(Description of the task) All of the data below should be written out exactly.

(Dataset content)

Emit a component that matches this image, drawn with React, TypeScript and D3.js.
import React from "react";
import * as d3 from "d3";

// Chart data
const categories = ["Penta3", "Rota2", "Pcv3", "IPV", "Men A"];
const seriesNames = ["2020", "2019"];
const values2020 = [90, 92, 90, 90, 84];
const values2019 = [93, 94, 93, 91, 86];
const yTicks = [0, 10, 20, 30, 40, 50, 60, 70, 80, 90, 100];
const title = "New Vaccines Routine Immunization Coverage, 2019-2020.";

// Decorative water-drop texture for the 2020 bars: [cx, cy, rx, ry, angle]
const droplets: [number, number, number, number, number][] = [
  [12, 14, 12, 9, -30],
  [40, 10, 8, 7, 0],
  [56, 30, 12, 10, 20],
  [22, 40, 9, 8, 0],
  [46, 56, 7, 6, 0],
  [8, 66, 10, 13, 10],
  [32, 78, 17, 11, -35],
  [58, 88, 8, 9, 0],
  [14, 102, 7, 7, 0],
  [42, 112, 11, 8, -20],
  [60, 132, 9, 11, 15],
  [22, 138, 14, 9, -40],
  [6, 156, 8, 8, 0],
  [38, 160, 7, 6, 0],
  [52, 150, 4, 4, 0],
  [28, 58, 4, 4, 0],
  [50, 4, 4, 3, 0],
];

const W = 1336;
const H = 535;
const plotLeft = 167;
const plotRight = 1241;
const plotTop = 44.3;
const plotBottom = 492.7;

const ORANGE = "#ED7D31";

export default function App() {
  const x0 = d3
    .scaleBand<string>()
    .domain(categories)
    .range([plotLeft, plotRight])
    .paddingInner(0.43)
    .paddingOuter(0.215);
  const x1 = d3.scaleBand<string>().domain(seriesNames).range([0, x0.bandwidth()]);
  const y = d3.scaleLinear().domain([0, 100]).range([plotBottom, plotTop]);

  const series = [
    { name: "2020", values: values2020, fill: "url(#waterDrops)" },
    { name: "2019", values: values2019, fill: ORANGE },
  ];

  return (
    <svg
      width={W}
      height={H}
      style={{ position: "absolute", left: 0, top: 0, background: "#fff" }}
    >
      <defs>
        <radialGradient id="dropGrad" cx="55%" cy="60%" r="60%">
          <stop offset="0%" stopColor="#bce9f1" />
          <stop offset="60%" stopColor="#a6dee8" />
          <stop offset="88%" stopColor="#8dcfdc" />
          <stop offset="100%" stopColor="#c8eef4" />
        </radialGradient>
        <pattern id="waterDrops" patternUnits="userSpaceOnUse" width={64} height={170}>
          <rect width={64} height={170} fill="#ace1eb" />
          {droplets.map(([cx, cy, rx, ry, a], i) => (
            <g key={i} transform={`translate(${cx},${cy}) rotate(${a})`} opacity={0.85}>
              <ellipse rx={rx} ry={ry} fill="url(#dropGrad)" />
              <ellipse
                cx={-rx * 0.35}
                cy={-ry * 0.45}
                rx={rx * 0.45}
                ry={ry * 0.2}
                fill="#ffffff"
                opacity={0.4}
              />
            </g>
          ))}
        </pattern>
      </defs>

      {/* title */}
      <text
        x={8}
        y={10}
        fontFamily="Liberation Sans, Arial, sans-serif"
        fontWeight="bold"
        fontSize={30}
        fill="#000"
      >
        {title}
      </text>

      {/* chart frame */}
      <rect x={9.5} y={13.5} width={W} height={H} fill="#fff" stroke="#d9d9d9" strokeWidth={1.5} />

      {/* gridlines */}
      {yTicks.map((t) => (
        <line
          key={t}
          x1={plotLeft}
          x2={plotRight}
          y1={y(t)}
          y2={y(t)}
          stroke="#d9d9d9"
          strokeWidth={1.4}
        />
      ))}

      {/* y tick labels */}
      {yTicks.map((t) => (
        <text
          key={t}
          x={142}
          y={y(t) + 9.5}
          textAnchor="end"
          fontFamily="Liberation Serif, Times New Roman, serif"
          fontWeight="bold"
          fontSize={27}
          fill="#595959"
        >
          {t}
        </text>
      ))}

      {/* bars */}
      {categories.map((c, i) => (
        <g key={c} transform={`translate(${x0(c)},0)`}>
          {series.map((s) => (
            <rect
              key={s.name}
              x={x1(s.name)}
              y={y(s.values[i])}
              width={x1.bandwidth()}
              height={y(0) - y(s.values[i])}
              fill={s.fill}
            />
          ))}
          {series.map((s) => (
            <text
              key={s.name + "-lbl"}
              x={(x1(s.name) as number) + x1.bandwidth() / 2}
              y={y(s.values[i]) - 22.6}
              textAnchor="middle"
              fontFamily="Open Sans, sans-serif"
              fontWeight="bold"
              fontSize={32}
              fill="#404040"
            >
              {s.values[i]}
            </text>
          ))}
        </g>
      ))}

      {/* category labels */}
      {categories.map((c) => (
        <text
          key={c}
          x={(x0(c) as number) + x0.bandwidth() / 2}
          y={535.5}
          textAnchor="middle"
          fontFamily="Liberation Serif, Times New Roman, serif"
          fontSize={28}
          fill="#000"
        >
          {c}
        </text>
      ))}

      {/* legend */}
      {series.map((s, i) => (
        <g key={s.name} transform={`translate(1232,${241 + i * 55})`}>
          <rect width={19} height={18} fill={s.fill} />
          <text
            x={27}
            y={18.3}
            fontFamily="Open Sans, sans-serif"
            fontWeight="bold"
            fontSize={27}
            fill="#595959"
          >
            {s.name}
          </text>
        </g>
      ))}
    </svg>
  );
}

(Exercise response)
Emit a component that matches this image, drawn with React, TypeScript and D3.js.
import React from "react";
import * as d3 from "d3";

// Chart data
const categories = ["Penta3", "Rota2", "Pcv3", "IPV", "Men A"];
const seriesNames = ["2020", "2019"];
const values2020 = [90, 92, 90, 90, 84];
const values2019 = [93, 94, 93, 91, 86];
const yTicks = [0, 10, 20, 30, 40, 50, 60, 70, 80, 90, 100];
const title = "New Vaccines Routine Immunization Coverage, 2019-2020.";

// Decorative water-drop texture for the 2020 bars: [cx, cy, rx, ry, angle]
const droplets: [number, number, number, number, number][] = [
  [12, 14, 12, 9, -30],
  [40, 10, 8, 7, 0],
  [56, 30, 12, 10, 20],
  [22, 40, 9, 8, 0],
  [46, 56, 7, 6, 0],
  [8, 66, 10, 13, 10],
  [32, 78, 17, 11, -35],
  [58, 88, 8, 9, 0],
  [14, 102, 7, 7, 0],
  [42, 112, 11, 8, -20],
  [60, 132, 9, 11, 15],
  [22, 138, 14, 9, -40],
  [6, 156, 8, 8, 0],
  [38, 160, 7, 6, 0],
  [52, 150, 4, 4, 0],
  [28, 58, 4, 4, 0],
  [50, 4, 4, 3, 0],
];

const W = 1336;
const H = 535;
const plotLeft = 167;
const plotRight = 1241;
const plotTop = 44.3;
const plotBottom = 492.7;

const ORANGE = "#ED7D31";

export default function App() {
  const x0 = d3
    .scaleBand<string>()
    .domain(categories)
    .range([plotLeft, plotRight])
    .paddingInner(0.43)
    .paddingOuter(0.215);
  const x1 = d3.scaleBand<string>().domain(seriesNames).range([0, x0.bandwidth()]);
  const y = d3.scaleLinear().domain([0, 100]).range([plotBottom, plotTop]);

  const series = [
    { name: "2020", values: values2020, fill: "url(#waterDrops)" },
    { name: "2019", values: values2019, fill: ORANGE },
  ];

  return (
    <svg
      width={W}
      height={H}
      style={{ position: "absolute", left: 0, top: 0, background: "#fff" }}
    >
      <defs>
        <radialGradient id="dropGrad" cx="55%" cy="60%" r="60%">
          <stop offset="0%" stopColor="#bce9f1" />
          <stop offset="60%" stopColor="#a6dee8" />
          <stop offset="88%" stopColor="#8dcfdc" />
          <stop offset="100%" stopColor="#c8eef4" />
        </radialGradient>
        <pattern id="waterDrops" patternUnits="userSpaceOnUse" width={64} height={170}>
          <rect width={64} height={170} fill="#ace1eb" />
          {droplets.map(([cx, cy, rx, ry, a], i) => (
            <g key={i} transform={`translate(${cx},${cy}) rotate(${a})`} opacity={0.85}>
              <ellipse rx={rx} ry={ry} fill="url(#dropGrad)" />
              <ellipse
                cx={-rx * 0.35}
                cy={-ry * 0.45}
                rx={rx * 0.45}
                ry={ry * 0.2}
                fill="#ffffff"
                opacity={0.4}
              />
            </g>
          ))}
        </pattern>
      </defs>

      {/* title */}
      <text
        x={8}
        y={10}
        fontFamily="Liberation Sans, Arial, sans-serif"
        fontWeight="bold"
        fontSize={30}
        fill="#000"
      >
        {title}
      </text>

      {/* chart frame */}
      <rect x={9.5} y={13.5} width={W} height={H} fill="#fff" stroke="#d9d9d9" strokeWidth={1.5} />

      {/* gridlines */}
      {yTicks.map((t) => (
        <line
          key={t}
          x1={plotLeft}
          x2={plotRight}
          y1={y(t)}
          y2={y(t)}
          stroke="#d9d9d9"
          strokeWidth={1.4}
        />
      ))}

      {/* y tick labels */}
      {yTicks.map((t) => (
        <text
          key={t}
          x={142}
          y={y(t) + 9.5}
          textAnchor="end"
          fontFamily="Liberation Serif, Times New Roman, serif"
          fontWeight="bold"
          fontSize={27}
          fill="#595959"
        >
          {t}
        </text>
      ))}

      {/* bars */}
      {categories.map((c, i) => (
        <g key={c} transform={`translate(${x0(c)},0)`}>
          {series.map((s) => (
            <rect
              key={s.name}
              x={x1(s.name)}
              y={y(s.values[i])}
              width={x1.bandwidth()}
              height={y(0) - y(s.values[i])}
              fill={s.fill}
            />
          ))}
          {series.map((s) => (
            <text
              key={s.name + "-lbl"}
              x={(x1(s.name) as number) + x1.bandwidth() / 2}
              y={y(s.values[i]) - 22.6}
              textAnchor="middle"
              fontFamily="Open Sans, sans-serif"
              fontWeight="bold"
              fontSize={32}
              fill="#404040"
            >
              {s.values[i]}
            </text>
          ))}
        </g>
      ))}

      {/* category labels */}
      {categories.map((c) => (
        <text
          key={c}
          x={(x0(c) as number) + x0.bandwidth() / 2}
          y={535.5}
          textAnchor="middle"
          fontFamily="Liberation Serif, Times New Roman, serif"
          fontSize={28}
          fill="#000"
        >
          {c}
        </text>
      ))}

      {/* legend */}
      {series.map((s, i) => (
        <g key={s.name} transform={`translate(1232,${241 + i * 55})`}>
          <rect width={19} height={18} fill={s.fill} />
          <text
            x={27}
            y={18.3}
            fontFamily="Open Sans, sans-serif"
            fontWeight="bold"
            fontSize={27}
            fill="#595959"
          >
            {s.name}
          </text>
        </g>
      ))}
    </svg>
  );
}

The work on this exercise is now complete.